To illustrate, here's some sample output:
> first.value <- sample(100, 100, replace=TRUE)
> second.value <- sample(10, 100, replace=TRUE)
> X <- data.frame(first.value, second.value)
> split.X <- split(X, second.value)
> normalized.first.value <- sapply(split.X, function(X) {(X$first.value - mean(X$first.value)) / sd(X$first.value)})
> split.X[[1]]
first.value second.value
4 34 1
8 40 1
24 21 1
31 34 1
37 23 1
40 22 1
> normalized.first.value[[1]]
[1] 0.625 1.375 -1.000 0.625 -0.750 -0.875
What I really want to do is to put the values of normalized.first.value[[1]]
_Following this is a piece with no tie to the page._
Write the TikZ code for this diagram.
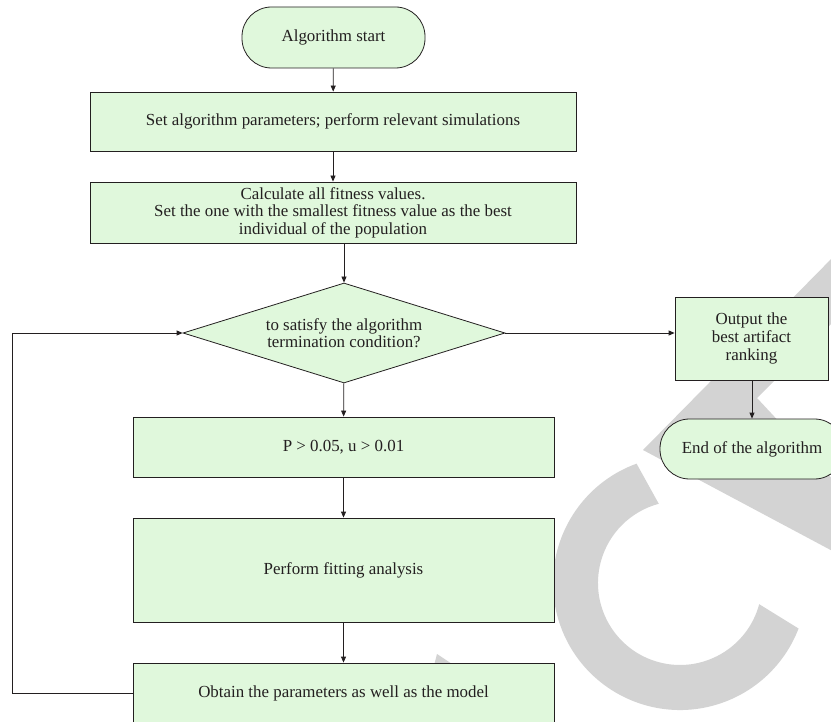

into split.X[[1]]$first.value
, and the same for the other indices.
This could be achieved with a for
loop as follows:
for (i in 1:length(split.X)) {
split.X[[i]]$first.value <- (split.X[[i]]$first.value - mean(split.X[[i]]$first.value) / sd(split.X[[i]]$first.value);
}
But for
loops are BAD in R, and I'd like to use sapply
,lapply
, etc. if I can. Unfortunately, when dealing with a list of dataframes, sapply
and lapply
don't seem to iterate in the way I want.
Upvotes: 3
Views: 47
Reputation: 56905
Here's a more arcane way (though I still reckon the for
loop is fine in this case)
new.split.X <- mapply(`[<-`, split.X, T, 'first.value', normalized.first.value,
SIMPLIFY=F)
How it works: applies [<-
on each split.X[[i]]
. The T
is the i
index to replace (i.e. all of them), 'first.value'
is the j
index to replace (that column), normalized.first.value
contains the replacements.
The loop may be easier to read in the end though, and probably not slower than tricksy *apply
solutions.
library(rbenchmark)
benchmark(loop={
for (i in 1:length(split.X))
split.X[[i]]$first.value <- normalized.first.value[[i]]
},
mapply={
mapply(`[<-`, split.X, T, 'first.value', normalized.first.value,
SIMPLIFY=F)
},
Map={
Map(function(x,y) {x[['first.value']] <- y;x} ,split.X, normalized.first.value)
},
lapply={
lapply(seq_along(split.X), function(i) {
x1 <- split.X[[i]]
x1[,'first.value'] <- normalized.first.value[[i]]
x1})
})
test replications elapsed relative user.self sys.self user.child sys.child
4 lapply 100 0.034 4.857 0.035 0 0 0
1 loop 100 0.007 1.000 0.007 0 0 0
3 Map 100 0.012 1.714 0.013 0 0 0
2 mapply 100 0.030 4.286 0.032 0 0 0
So the explicit loop is the fastest, and easieset to read anyway.
Upvotes: 2
Reputation: 887028
You can use Map
as both the lists have the same length. It works by replacing the first column in 'split.X' by the corresponding the list
element in 'normalized.first.value'
Map(function(x,y) {x[['first.value']] <- y;x} ,split.X, normalized.first.value)
Or we can loop through the length of 'split.X', get the list elements of the 'split.X' and 'normalized.first.value' based on the index and then replace.
lapply(seq_along(split.X), function(i) {
x1 <- split.X[[i]]
x1[,'first.value'] <- normalized.first.value[[i]]
x1})
Upvotes: 1